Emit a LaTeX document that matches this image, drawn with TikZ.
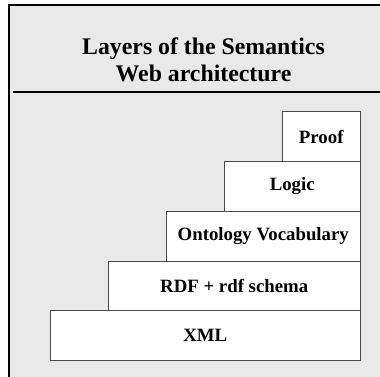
\documentclass[tikz,border=0pt]{standalone}
\usepackage{fontspec}
\setmainfont{Liberation Serif}
\definecolor{panelgrey}{HTML}{E9E9E9}
\definecolor{edgegrey}{HTML}{4A4A4A}
\tikzset{
  layer/.style={draw=edgegrey, line width=1pt, fill=white, anchor=north west,
    inner sep=0pt, font=\fontsize{18.8}{22}\selectfont\bfseries},
  titletext/.style={align=center, font=\fontsize{23.8}{26.5}\selectfont\bfseries}
}
\begin{document}
\begin{tikzpicture}[x=1pt,y=-1pt]
  \useasboundingbox (0,0) rectangle (380,377);
  % panel background, framed on its left and top edges
  \fill[panelgrey] (9,5) rectangle (381,378);
  \draw[line width=1.4pt, line cap=rect] (9,378) -- (9,5) -- (381,5);
  % heading and the rule below it
  \node[titletext] (title) at (203.5,60) {Layers of the Semantics\\Web architecture};
  \coordinate (ruleL) at (13,92);
  \coordinate (ruleR) at (381,92);
  \draw[line width=1.4pt] (ruleL) -- (ruleR);
  % the stacked layers, all flush right
  \node[layer, minimum width=310.5pt, minimum height=50pt] (xml) at (49.5,310.3) {XML};
  \node[layer, minimum width=252.5pt, minimum height=49.7pt] (rdf) at (107.5,260.6) {RDF + rdf schema};
  \node[layer, minimum width=194.5pt, minimum height=49.7pt] (onto) at (165.5,210.9) {Ontology Vocabulary};
  \node[layer, minimum width=136.5pt, minimum height=49.7pt] (logic) at (223.5,161.2) {Logic};
  \node[layer, minimum width=78.5pt, minimum height=49.7pt] (proof) at (281.5,111.5) {Proof};
\end{tikzpicture}
\end{document}
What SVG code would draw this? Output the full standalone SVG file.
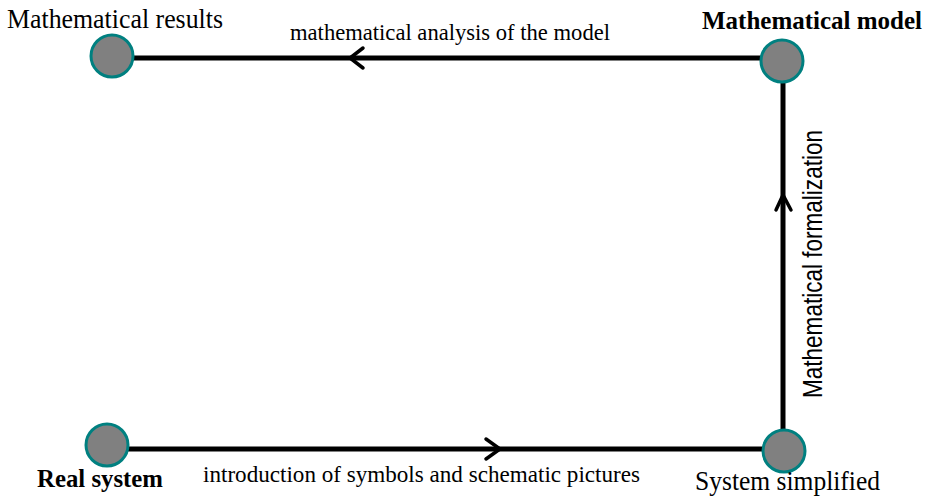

## [WHAT THE TASK ASKS]
Repeat the data above exactly, but not the pictures.

## [RESULT FOR THIS TASK]
Emit a LaTeX document that matches this image, drawn with TikZ.
\documentclass[tikz,border=0pt]{standalone}
\usepackage{fontspec}
\setmainfont{Liberation Serif}
\definecolor{panelgrey}{HTML}{E9E9E9}
\definecolor{edgegrey}{HTML}{4A4A4A}
\tikzset{
  layer/.style={draw=edgegrey, line width=1pt, fill=white, anchor=north west,
    inner sep=0pt, font=\fontsize{18.8}{22}\selectfont\bfseries},
  titletext/.style={align=center, font=\fontsize{23.8}{26.5}\selectfont\bfseries}
}
\begin{document}
\begin{tikzpicture}[x=1pt,y=-1pt]
  \useasboundingbox (0,0) rectangle (380,377);
  % panel background, framed on its left and top edges
  \fill[panelgrey] (9,5) rectangle (381,378);
  \draw[line width=1.4pt, line cap=rect] (9,378) -- (9,5) -- (381,5);
  % heading and the rule below it
  \node[titletext] (title) at (203.5,60) {Layers of the Semantics\\Web architecture};
  \coordinate (ruleL) at (13,92);
  \coordinate (ruleR) at (381,92);
  \draw[line width=1.4pt] (ruleL) -- (ruleR);
  % the stacked layers, all flush right
  \node[layer, minimum width=310.5pt, minimum height=50pt] (xml) at (49.5,310.3) {XML};
  \node[layer, minimum width=252.5pt, minimum height=49.7pt] (rdf) at (107.5,260.6) {RDF + rdf schema};
  \node[layer, minimum width=194.5pt, minimum height=49.7pt] (onto) at (165.5,210.9) {Ontology Vocabulary};
  \node[layer, minimum width=136.5pt, minimum height=49.7pt] (logic) at (223.5,161.2) {Logic};
  \node[layer, minimum width=78.5pt, minimum height=49.7pt] (proof) at (281.5,111.5) {Proof};
\end{tikzpicture}
\end{document}
What SVG code would draw this? Output the full standalone SVG file.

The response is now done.